As I had feared the players figured out the basilisk trick rather early on, about an hour into play. However, the other events in the town proved grabby enough that they ended up seeking them all out on their own anyway. They didn’t rush to take out the sculptor and call it a night just cause they knew where the Big Bad was. They wanted to know what the hell was up with all this other stuff in the community FIRST.
And that was my first real taste of the power of Situation, Premise and Relationship-Maps, and Human-Monster relationships. However, I never really put it together until much later.
Somewhere in the middle of all that Chill playing I encountered Sorcerer, Ron Edwards and The Forge. At first I dismissed Sorcerer as White-Wolf-Lite (Note: Unlike many I have NO play experience with these games). But I was extremely fascinated by Ron and his claims. Here was a man who very clearly wanted out of gaming what I wanted out of gaming but his suggestion that Theme (as the Big Model defines it) could be a function of play itself rather than preset and front-loaded seemed impossible to me. At the time I was very hung up on the idea of the Auteur and that Theme was something communicated on high from a singular vision down to an enthralled audience. In RPGs that was the GM.
So I hunkered down determined to make heads or tails of this game and its author’s radical claims. And thus I began my long in depth study of Sorcerer and the literature behind it. In that time the game and Ron have:
a) Radically redefined my experience of stories.
b) Radically redefined my worldview on the human experience.

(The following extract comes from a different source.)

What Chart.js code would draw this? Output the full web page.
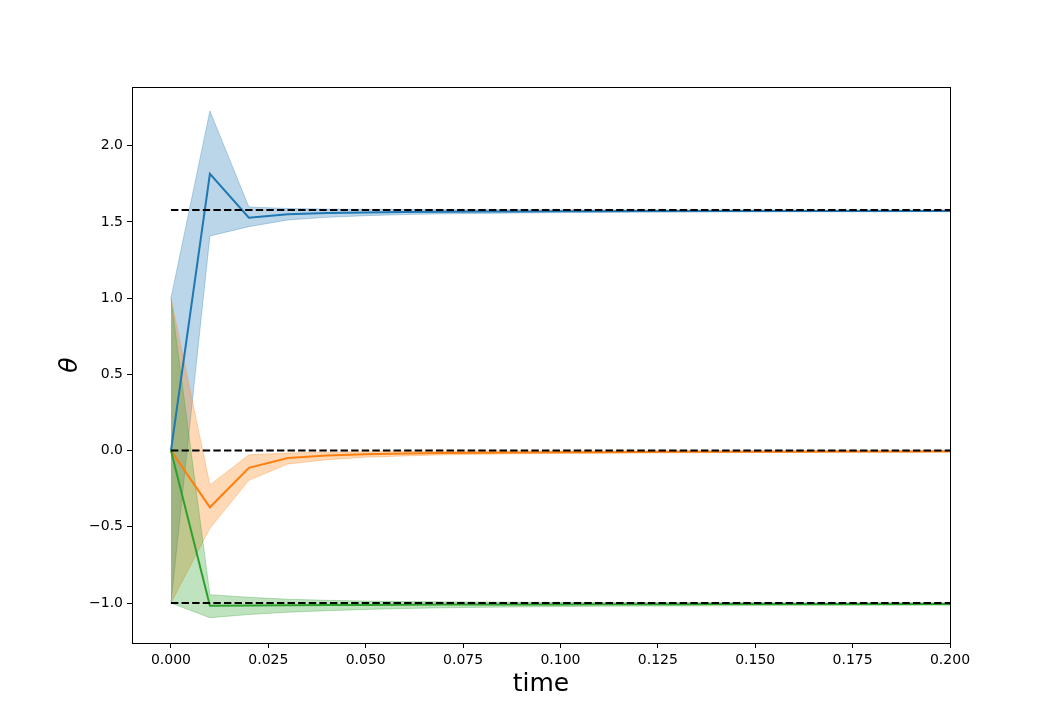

c) Introduced me to fantasy fiction that doesn’t read like a made-up high school history text.
d) Taught me to enjoy hardboiled detective fiction as something other than an unfair puzzle.
And that doesn’t even touch on the entire “How to do Story Now” stuff. What I enjoy most about Sorcerer is that every time I play it, I learn something about myself and I learn something about those I play it with.
There are a lot game play features of Sorcerer I enjoy that I don’t see in a lot of other designs. Elaborating on these is the primary goal of these essays.
Conflict resolution with out goals or stakes.
Conflict granularity that preserves the back-n-forth fun of a struggle.
Social conflict resolution that preserves player-character sovereignty.
Resolution with massively situation altering impact in a single pass through of the dice.
A currency process that eliminates fiat by establishing narrative constraints.
Extreme uncertainty relative to adversity.
The opportunity for rapid mid-resolution change in character priorities.
And more I’m probably not thinking of.
I hope I’ve at least captured your interest.